You may want to consider whether other items have been treated with chemicals before composting them. Some wood may have been coated with non-organic preservatives. Most fabric will have been dyed with chemicals, although these should be safe for consumption. Fabric dyes are well regulated because small children are likely to put cloth in their mouths. How far you go with this depends on how ‘pure’ you want your compost to be.

How To Compost

You can easily create a compost pile in your backyard. Sometimes this is simply an open heap, but for an attractive appearance most people either create a fenced box or buy a ready made compost bin. This must be placed on earth, not on a concrete area or path, so that the worms and other living organisms that do the work of decomposition will find their way in from under.
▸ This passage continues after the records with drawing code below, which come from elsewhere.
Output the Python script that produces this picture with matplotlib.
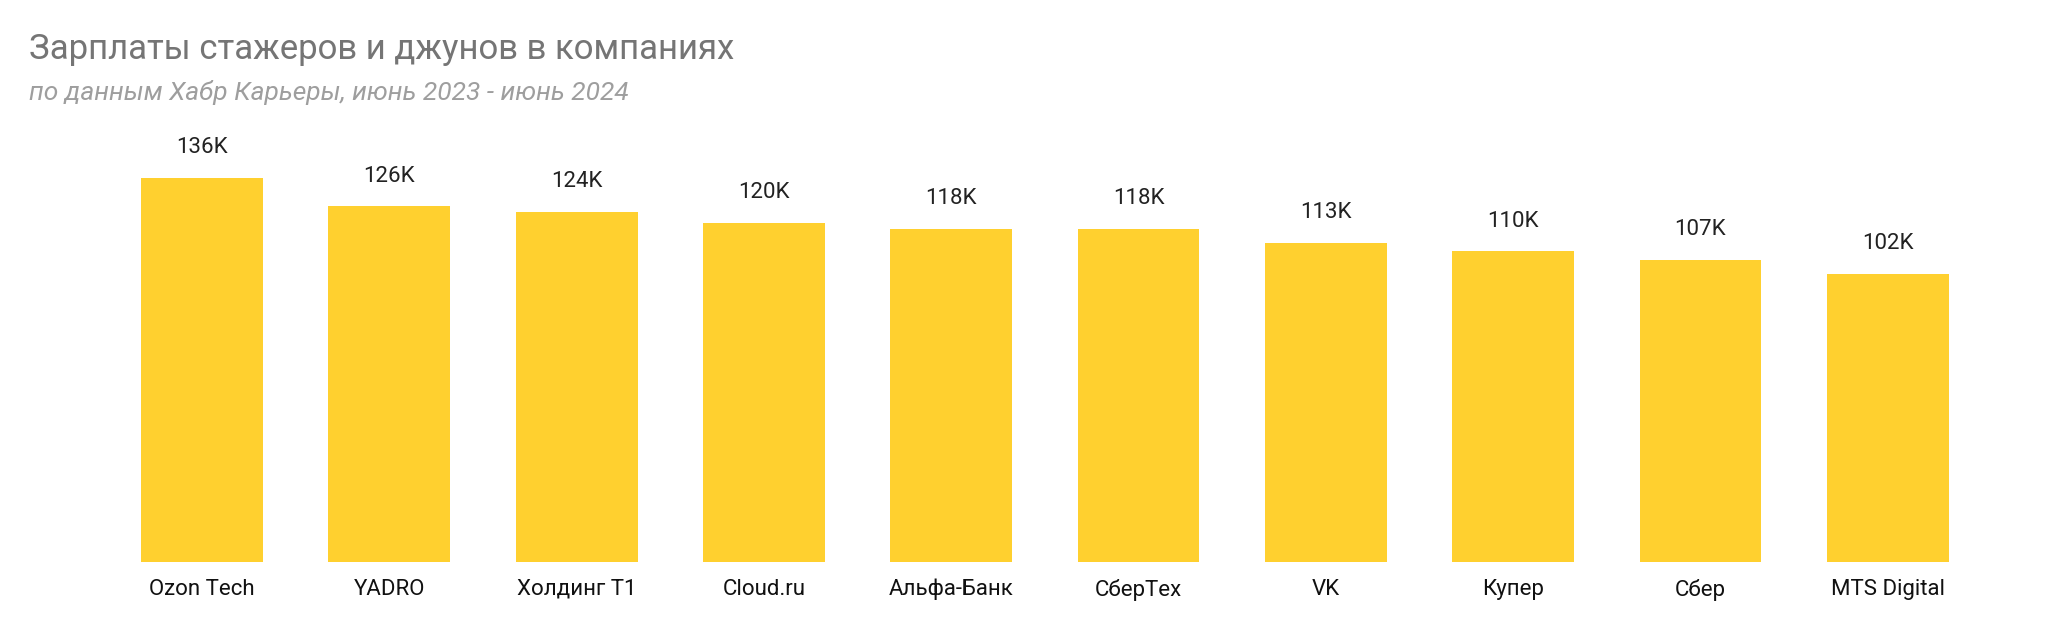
import matplotlib.pyplot as plt

plt.rcParams['font.family'] = ['Roboto', 'DejaVu Sans']

companies = ['Ozon Tech', 'YADRO', 'Холдинг Т1', 'Cloud.ru', 'Альфа-Банк',
             'СберТех', 'VK', 'Купер', 'Сбер', 'MTS Digital']
salaries = [136, 126, 124, 120, 118, 118, 113, 110, 107, 102]

W, H = 1568, 479  # reference layout measured in this scale

fig = plt.figure(figsize=(20.48, 6.26), dpi=100)
ax = fig.add_axes([83 / W, 1 - 430 / H, (1517 - 83) / W, (430 - 106) / H])

ax.bar(range(len(companies)), salaries, width=0.65, color='#FFD02F')
for i, v in enumerate(salaries):
    ax.text(i, v + 7, f'{v}K', ha='center', va='bottom', fontsize=16, color='#222222')

ax.set_xlim(-0.5, len(companies) - 0.5)
ax.set_ylim(0, 150)
ax.set_xticks(range(len(companies)))
ax.set_xticklabels(companies, fontsize=16, color='#111111')
ax.tick_params(axis='x', length=0, pad=12)
ax.set_yticks([])
for s in ax.spines.values():
    s.set_visible(False)

fig.text(22 / W, 1 - 38 / H, 'Зарплаты стажеров и джунов в компаниях',
         fontsize=25, color='#757575', va='center')
fig.text(22 / W, 1 - 71 / H, 'по данным Хабр Карьеры, июнь 2023 - июнь 2024',
         fontsize=19, color='#9e9e9e', style='italic', va='center')

plt.savefig('out.png', dpi=100)
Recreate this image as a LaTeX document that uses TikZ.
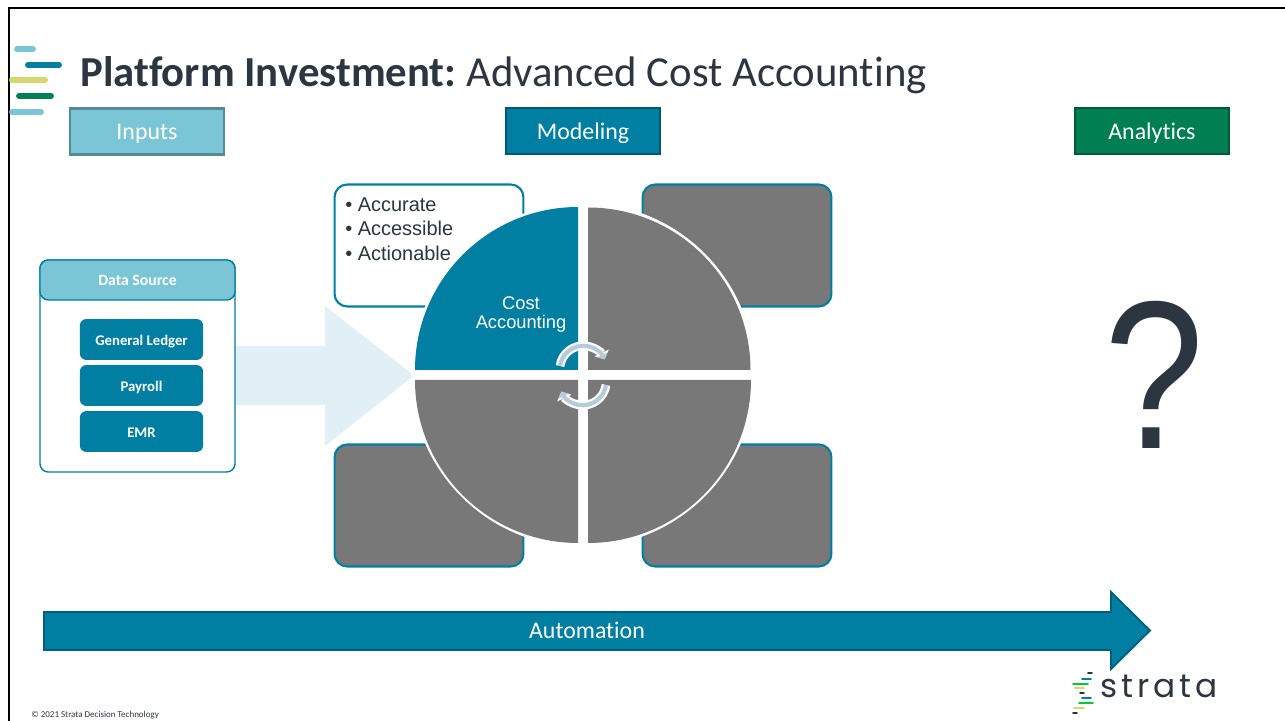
\documentclass[tikz,border=0pt]{standalone}
\usepackage{fontspec}
\setmainfont[Ligatures=NoCommon]{Carlito}
\newfontfamily\arialfont{Liberation Sans}
\newfontfamily\logofont[LetterSpace=12]{Poppins}
\usetikzlibrary{arrows.meta}

\definecolor{tealdark}{HTML}{007FA3}
\definecolor{teallight}{HTML}{7AC5D6}
\definecolor{greendark}{HTML}{007F52}
\definecolor{ink}{HTML}{2B3640}
\definecolor{slate}{HTML}{787878}
\definecolor{paleblue}{HTML}{E1F0F6}
\definecolor{cycleblue}{HTML}{B5CBD9}
\definecolor{barolive}{HTML}{D5D86A}

\tikzset{
	headbox/.style = {minimum width = 3.85cm, minimum height = 1.15cm, inner sep = 0, text = white, line width = 1.6pt, text height = 14pt, text depth = 2pt, font = \fontsize{17}{18}\selectfont},
	sourcebtn/.style = {fill = tealdark, rounded corners = 4.5pt, minimum width = 3.08cm, minimum height = 1.02cm, inner sep = 0, text = white, text height = 10pt, text depth = 2pt, font = \fontsize{10.5}{12}\selectfont\bfseries},
	cornerbox/.style = {draw = tealdark, rounded corners = 9pt, line width = 1.5pt, minimum width = 4.72cm, minimum height = 3.05cm, inner sep = 0},
	quarter/.style = {fill = #1},
	cycle/.style = {line width = 3pt},
	cycleback/.style = {white, line width = 6.2pt}
}

\begin{document}
\begin{tikzpicture}[x = 0.025cm, y = -0.025cm]
	\useasboundingbox (0,0) rectangle (1285,721);

	\draw [line width = 1.4pt](9,721)--(9,8)--(1285,8);

	% logo bars
	\foreach \xa/\xb/\yy/\col in {17/33/49/teallight, 28/59/65/tealdark, 12/45/80/barolive, 19/51/96/greendark, 12/41/112/teallight}
		\draw [\col, line width = 4.2pt, line cap = round](\xa,\yy)--(\xb,\yy);

	\node (title)[anchor = base west, inner sep = 0, text = ink, font = \fontsize{30.4}{32}\selectfont] at(80,86.5) {\textbf{Platform Investment:}\hspace{-2pt} Advanced Cost Accounting};

	\node (inputs)[headbox, fill = teallight, draw = teallight!70!black] at(147,131.5) {Inputs};
	\node (modeling)[headbox, fill = tealdark, draw = tealdark!70!black] at(583,131) {Modeling};
	\node (analytics)[headbox, fill = greendark, draw = greendark!70!black] at(1152,131) {Analytics};

	\fill [paleblue] (235,346)--(325,346)--(325,306)--(414,375.5)--(325,446)--(325,405)--(235,405)--cycle;

	\node (source)[draw = tealdark, fill = white, rounded corners = 6pt, line width = 1pt, minimum width = 4.875cm, minimum height = 5.3cm, inner sep = 0] at(137.5,366) {};
	\node (sourcehead)[draw = tealdark, fill = teallight, rounded corners = 6pt, line width = 1pt, minimum width = 4.875cm, minimum height = 1cm, inner sep = 0, text = white, text height = 10pt, text depth = 2pt, font = \fontsize{11.2}{12}\selectfont\bfseries] at(137.5,280) {Data Source};
	\node (ledger)[sourcebtn] at(141.5,339.5) {General Ledger};
	\node (payroll)[sourcebtn] at(141.5,385.5) {Payroll};
	\node (emr)[sourcebtn] at(141.5,431.5) {EMR};

	\node (boxa)[cornerbox, fill = white] at(429,245.5) {};
	\node (boxb)[cornerbox, fill = slate] at(737,245.5) {};
	\node (boxc)[cornerbox, fill = slate] at(429,505.5) {};
	\node (boxd)[cornerbox, fill = slate] at(737,505.5) {};

	\fill [quarter = white] (583,375) circle (172);
	\fill [quarter = tealdark] (578,370)--(415,370) arc (180:270:163)--cycle;
	\fill [quarter = slate] (588,370)--(588,207.5) arc (270:360:162.5)--cycle;
	\fill [quarter = slate] (578,380)--(415,380) arc (180:90:163)--cycle;
	\fill [quarter = slate] (588,380)--(751,380) arc (0:90:163)--cycle;

	\node (bullets)[anchor = north west, align = left, inner sep = 0, text = ink, font = \arialfont\fontsize{14.2}{17.4}\selectfont] at(345,197.5) {• Accurate\\• Accessible\\• Actionable};
	\node (cost)[align = center, inner sep = 0, text = white, font = \arialfont\fontsize{13}{13.5}\selectfont] at(521,315) {Cost\\Accounting};

	% turning arrows
	\draw [cycleback, -{Triangle[length = 5pt, width = 11pt]}](560,366) arc (188:335:23.5);
	\draw [cycleblue, cycle, -{Triangle[length = 3.5pt, width = 7.5pt]}](560,366) arc (188:335:23.5);
	\draw [cycleback, -{Triangle[length = 5pt, width = 11pt]}](606,385) arc (8:155:23.5);
	\draw [cycleblue, cycle, -{Triangle[length = 3.5pt, width = 7.5pt]}](606,385) arc (8:155:23.5);

	\node (question)[inner sep = 0, text = ink, font = \arialfont\fontsize{150}{150}\selectfont] at(1154,375) {\scalebox{0.85}[1]{?}};

	\draw [fill = tealdark, draw = tealdark!75!black, line width = 1.3pt] (44,612)--(1111,612)--(1111,592)--(1150,630.5)--(1111,669)--(1111,650)--(44,650)--cycle;
	\node (automation)[inner sep = 0, text = white, font = \fontsize{17}{18}\selectfont] at(587,630.5) {Automation};

	% small logo
	\foreach \xa/\xb/\yy/\col in {1088/1092/673/ink, 1082/1091/679/tealdark, 1073/1088/684/green!60!teal, 1075/1084/688/barolive, 1080/1084/693/ink, 1082/1091/698/tealdark, 1079/1093/703/green!60!teal, 1074/1084/708/barolive, 1073/1077/713/ink}
		\draw [\col, line width = 1.3pt, line cap = round](\xa,\yy)--(\xb,\yy);
	\node (strata)[anchor = base west, inner sep = 0, text = ink, font = \logofont\fontsize{23.3}{24}\selectfont] at(1100,697) {strata};

	\node (footer)[anchor = base west, inner sep = 0, text = ink, font = \fontsize{6.4}{7}\selectfont] at(31,717) {© 2021 Strata Decision Technology};
\end{tikzpicture}
\end{document}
The best compost pile contains approximately equal amounts of ‘greens’ and ‘browns’. Greens include vegetable and fruit peelings and other food waste, coffee grounds and grass trimmings. Browns include dead leaves, twigs, sawdust and paper (shredded). Water is also needed, although in most cases enough is provided naturally by rainfall. The pile may be covered with a tarpaulin to keep it moist and protect from frost.

Food waste is best buried 6-12 inches into the pile to prevent it attracting rats and other vermin.

Compost should not smell bad. If your bin grosses you out when you take off the lid, you probably have too much of the green material and not enough brown. It will then rot into a slimy mess instead of breaking down into the soil-like compound that is organic gardening compost.